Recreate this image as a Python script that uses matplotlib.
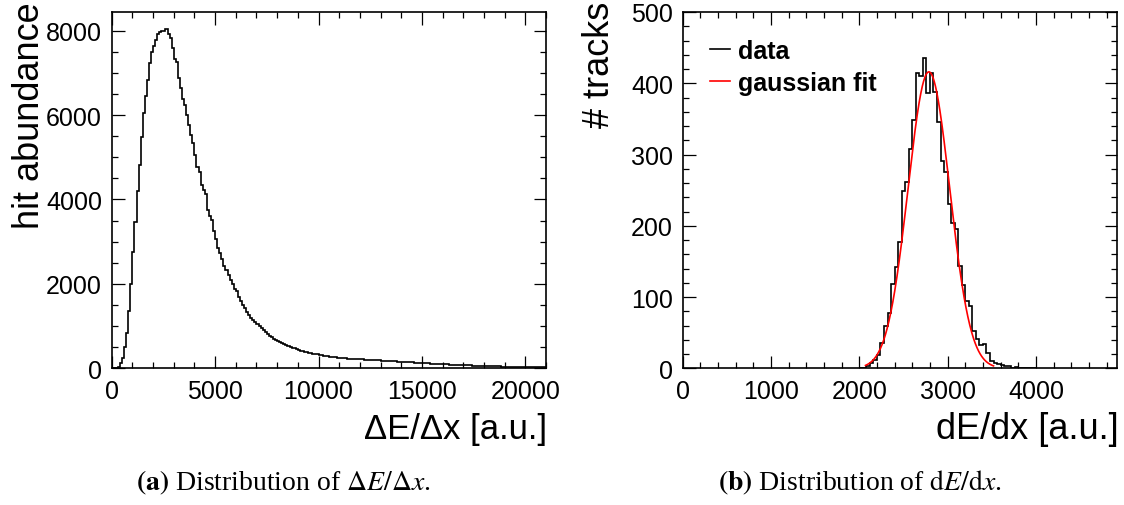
import numpy as np
import matplotlib.pyplot as plt
from matplotlib.ticker import MultipleLocator
from matplotlib.lines import Line2D

plt.rcParams["font.family"] = ["Liberation Sans", "DejaVu Sans"]
plt.rcParams["mathtext.fontset"] = "stix"

# ── data: left panel, hit-level dE/dx (bins of 100 from 0 to 21000) ──
hit_edges = np.arange(0, 21001, 100)
hit_counts = [
    0, 0, 3, 30, 115, 255, 510, 840, 1360, 1990,
    2760, 3460, 4190, 4820, 5470, 6050, 6450, 6830, 7230, 7490,
    7640, 7780, 7930, 7960, 7980, 7990, 8050, 7910, 7820, 7600,
    7340, 7250, 6880, 6640, 6380, 6250, 5990, 5760, 5520, 5330,
    5060, 4780, 4640, 4350, 4230, 4130, 3750, 3600, 3520, 3250,
    3070, 2850, 2740, 2590, 2430, 2330, 2200, 2090, 1990, 1870,
    1820, 1700, 1600, 1490, 1430, 1330, 1270, 1190, 1150, 1090,
    1040, 1000, 945, 900, 850, 815, 770, 745, 700, 672,
    650, 618, 592, 566, 548, 522, 508, 480, 472, 448,
    432, 418, 408, 388, 382, 364, 356, 346, 334, 331,
    322, 308, 302, 288, 282, 274, 271, 260, 259, 252,
    248, 246, 240, 239, 231, 231, 225, 223, 219, 217,
    213, 211, 206, 205, 199, 199, 194, 193, 189, 187,
    183, 181, 177, 176, 170, 169, 164, 164, 159, 158,
    154, 152, 148, 147, 141, 140, 135, 134, 129, 128,
    124, 122, 117, 117, 112, 111, 106, 105, 101, 100,
    97, 95, 91, 90, 86, 86, 81, 81, 77, 77,
    74, 73, 69, 69, 65, 65, 61, 61, 57, 57,
    55, 54, 50, 51, 47, 48, 44, 45, 41, 42,
    40, 39, 37, 37, 35, 34, 32, 32, 30, 30,
    28, 27, 26, 25, 24, 23, 22, 21, 21, 20,
]

# ── data: right panel, track-level dE/dx (bins of 40 from 2000 to 4000) ──
trk_edges = np.arange(2000, 4001, 40)
trk_counts = [
    0, 1, 3, 7, 12, 19, 36, 59, 78, 118,
    142, 177, 249, 261, 308, 348, 414, 410, 436, 386,
    415, 388, 346, 291, 275, 231, 204, 195, 144, 117,
    94, 87, 52, 41, 32, 34, 22, 10, 8, 6,
    4, 3, 3, 1, 2, 1, 1, 0, 1, 0,
]

# gaussian fit parameters
fit_amp, fit_mean, fit_sigma = 416.0, 2788.0, 236.0
fit_lo, fit_hi = 2070.0, 3520.0

W, H = 1124, 506
fig = plt.figure(figsize=(W / 100, H / 100), dpi=100)

bot = 1 - 369.3 / H
top = 1 - 13 / H
axL = fig.add_axes([111.7 / W, bot, (546 - 111.7) / W, top - bot])
axR = fig.add_axes([682.7 / W, bot, (1116.7 - 682.7) / W, top - bot])


def root_style(ax):
    ax.tick_params(which="both", direction="in", top=True, right=True,
                   labelsize=18, width=0.9)
    ax.tick_params(which="major", length=9)
    ax.tick_params(which="minor", length=4.5)
    ax.tick_params(axis="x", pad=8)
    ax.tick_params(axis="y", pad=7)
    for s in ax.spines.values():
        s.set_linewidth(1.2)


# ── left ──
axL.stairs(hit_counts, hit_edges, color="black", linewidth=1.2)
axL.set_xlim(0, 21000)
axL.set_ylim(0, 8442)
axL.xaxis.set_major_locator(MultipleLocator(5000))
axL.xaxis.set_minor_locator(MultipleLocator(1000))
axL.yaxis.set_major_locator(MultipleLocator(2000))
axL.yaxis.set_minor_locator(MultipleLocator(500))
root_style(axL)

# ── right ──
axR.stairs(trk_counts, trk_edges, color="black", linewidth=1.2)
xf = np.linspace(fit_lo, fit_hi, 400)
axR.plot(xf, fit_amp * np.exp(-0.5 * ((xf - fit_mean) / fit_sigma) ** 2),
         color="red", linewidth=1.2)
axR.set_xlim(0, 4915)
axR.set_ylim(0, 500)
axR.xaxis.set_major_locator(MultipleLocator(1000))
axR.xaxis.set_minor_locator(MultipleLocator(200))
axR.yaxis.set_major_locator(MultipleLocator(100))
axR.yaxis.set_minor_locator(MultipleLocator(20))
root_style(axR)

handles = [Line2D([], [], color="black", lw=1.2), Line2D([], [], color="red", lw=1.2)]
axR.legend(handles, ["data", "gaussian fit"], loc="upper left",
           bbox_to_anchor=(0.063, 0.925), frameon=False, borderpad=0,
           borderaxespad=0, prop={"weight": "bold", "size": 18},
           handlelength=0.8, handletextpad=0.3, labelspacing=0.32)

# axis titles, ROOT style (right/top aligned)
fig.text(30 / W, 1 - 2 / H, "hit abundance", rotation=90, ha="center", va="top", fontsize=26)
fig.text(600 / W, 1 - 2 / H, "# tracks", rotation=90, ha="center", va="top", fontsize=26)
fig.text(547 / W, 1 - 430 / H, "ΔE/Δx [a.u.]", ha="right", va="center", fontsize=25)
fig.text(1119 / W, 1 - 430 / H, "dE/dx [a.u.]", ha="right", va="center", fontsize=26)

# captions
cap = dict(ha="center", va="center", fontsize=20, family="Liberation Serif")
fig.text(283 / W, 1 - 483 / H, r"$\mathbf{(a)}$ Distribution of $\Delta E/\Delta x$.", **cap)
fig.text(860 / W, 1 - 483 / H, r"$\mathbf{(b)}$ Distribution of $\mathrm{d}E/\mathrm{d}x$.", **cap)

fig.savefig("out.png", dpi=100)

- _Given instruction_
Pictures in the data above should not be copied; transcribe everything else exactly.

- _Task output_
Recreate this image as a Python script that uses matplotlib.
import numpy as np
import matplotlib.pyplot as plt
from matplotlib.ticker import MultipleLocator
from matplotlib.lines import Line2D

plt.rcParams["font.family"] = ["Liberation Sans", "DejaVu Sans"]
plt.rcParams["mathtext.fontset"] = "stix"

# ── data: left panel, hit-level dE/dx (bins of 100 from 0 to 21000) ──
hit_edges = np.arange(0, 21001, 100)
hit_counts = [
    0, 0, 3, 30, 115, 255, 510, 840, 1360, 1990,
    2760, 3460, 4190, 4820, 5470, 6050, 6450, 6830, 7230, 7490,
    7640, 7780, 7930, 7960, 7980, 7990, 8050, 7910, 7820, 7600,
    7340, 7250, 6880, 6640, 6380, 6250, 5990, 5760, 5520, 5330,
    5060, 4780, 4640, 4350, 4230, 4130, 3750, 3600, 3520, 3250,
    3070, 2850, 2740, 2590, 2430, 2330, 2200, 2090, 1990, 1870,
    1820, 1700, 1600, 1490, 1430, 1330, 1270, 1190, 1150, 1090,
    1040, 1000, 945, 900, 850, 815, 770, 745, 700, 672,
    650, 618, 592, 566, 548, 522, 508, 480, 472, 448,
    432, 418, 408, 388, 382, 364, 356, 346, 334, 331,
    322, 308, 302, 288, 282, 274, 271, 260, 259, 252,
    248, 246, 240, 239, 231, 231, 225, 223, 219, 217,
    213, 211, 206, 205, 199, 199, 194, 193, 189, 187,
    183, 181, 177, 176, 170, 169, 164, 164, 159, 158,
    154, 152, 148, 147, 141, 140, 135, 134, 129, 128,
    124, 122, 117, 117, 112, 111, 106, 105, 101, 100,
    97, 95, 91, 90, 86, 86, 81, 81, 77, 77,
    74, 73, 69, 69, 65, 65, 61, 61, 57, 57,
    55, 54, 50, 51, 47, 48, 44, 45, 41, 42,
    40, 39, 37, 37, 35, 34, 32, 32, 30, 30,
    28, 27, 26, 25, 24, 23, 22, 21, 21, 20,
]

# ── data: right panel, track-level dE/dx (bins of 40 from 2000 to 4000) ──
trk_edges = np.arange(2000, 4001, 40)
trk_counts = [
    0, 1, 3, 7, 12, 19, 36, 59, 78, 118,
    142, 177, 249, 261, 308, 348, 414, 410, 436, 386,
    415, 388, 346, 291, 275, 231, 204, 195, 144, 117,
    94, 87, 52, 41, 32, 34, 22, 10, 8, 6,
    4, 3, 3, 1, 2, 1, 1, 0, 1, 0,
]

# gaussian fit parameters
fit_amp, fit_mean, fit_sigma = 416.0, 2788.0, 236.0
fit_lo, fit_hi = 2070.0, 3520.0

W, H = 1124, 506
fig = plt.figure(figsize=(W / 100, H / 100), dpi=100)

bot = 1 - 369.3 / H
top = 1 - 13 / H
axL = fig.add_axes([111.7 / W, bot, (546 - 111.7) / W, top - bot])
axR = fig.add_axes([682.7 / W, bot, (1116.7 - 682.7) / W, top - bot])


def root_style(ax):
    ax.tick_params(which="both", direction="in", top=True, right=True,
                   labelsize=18, width=0.9)
    ax.tick_params(which="major", length=9)
    ax.tick_params(which="minor", length=4.5)
    ax.tick_params(axis="x", pad=8)
    ax.tick_params(axis="y", pad=7)
    for s in ax.spines.values():
        s.set_linewidth(1.2)


# ── left ──
axL.stairs(hit_counts, hit_edges, color="black", linewidth=1.2)
axL.set_xlim(0, 21000)
axL.set_ylim(0, 8442)
axL.xaxis.set_major_locator(MultipleLocator(5000))
axL.xaxis.set_minor_locator(MultipleLocator(1000))
axL.yaxis.set_major_locator(MultipleLocator(2000))
axL.yaxis.set_minor_locator(MultipleLocator(500))
root_style(axL)

# ── right ──
axR.stairs(trk_counts, trk_edges, color="black", linewidth=1.2)
xf = np.linspace(fit_lo, fit_hi, 400)
axR.plot(xf, fit_amp * np.exp(-0.5 * ((xf - fit_mean) / fit_sigma) ** 2),
         color="red", linewidth=1.2)
axR.set_xlim(0, 4915)
axR.set_ylim(0, 500)
axR.xaxis.set_major_locator(MultipleLocator(1000))
axR.xaxis.set_minor_locator(MultipleLocator(200))
axR.yaxis.set_major_locator(MultipleLocator(100))
axR.yaxis.set_minor_locator(MultipleLocator(20))
root_style(axR)

handles = [Line2D([], [], color="black", lw=1.2), Line2D([], [], color="red", lw=1.2)]
axR.legend(handles, ["data", "gaussian fit"], loc="upper left",
           bbox_to_anchor=(0.063, 0.925), frameon=False, borderpad=0,
           borderaxespad=0, prop={"weight": "bold", "size": 18},
           handlelength=0.8, handletextpad=0.3, labelspacing=0.32)

# axis titles, ROOT style (right/top aligned)
fig.text(30 / W, 1 - 2 / H, "hit abundance", rotation=90, ha="center", va="top", fontsize=26)
fig.text(600 / W, 1 - 2 / H, "# tracks", rotation=90, ha="center", va="top", fontsize=26)
fig.text(547 / W, 1 - 430 / H, "ΔE/Δx [a.u.]", ha="right", va="center", fontsize=25)
fig.text(1119 / W, 1 - 430 / H, "dE/dx [a.u.]", ha="right", va="center", fontsize=26)

# captions
cap = dict(ha="center", va="center", fontsize=20, family="Liberation Serif")
fig.text(283 / W, 1 - 483 / H, r"$\mathbf{(a)}$ Distribution of $\Delta E/\Delta x$.", **cap)
fig.text(860 / W, 1 - 483 / H, r"$\mathbf{(b)}$ Distribution of $\mathrm{d}E/\mathrm{d}x$.", **cap)

fig.savefig("out.png", dpi=100)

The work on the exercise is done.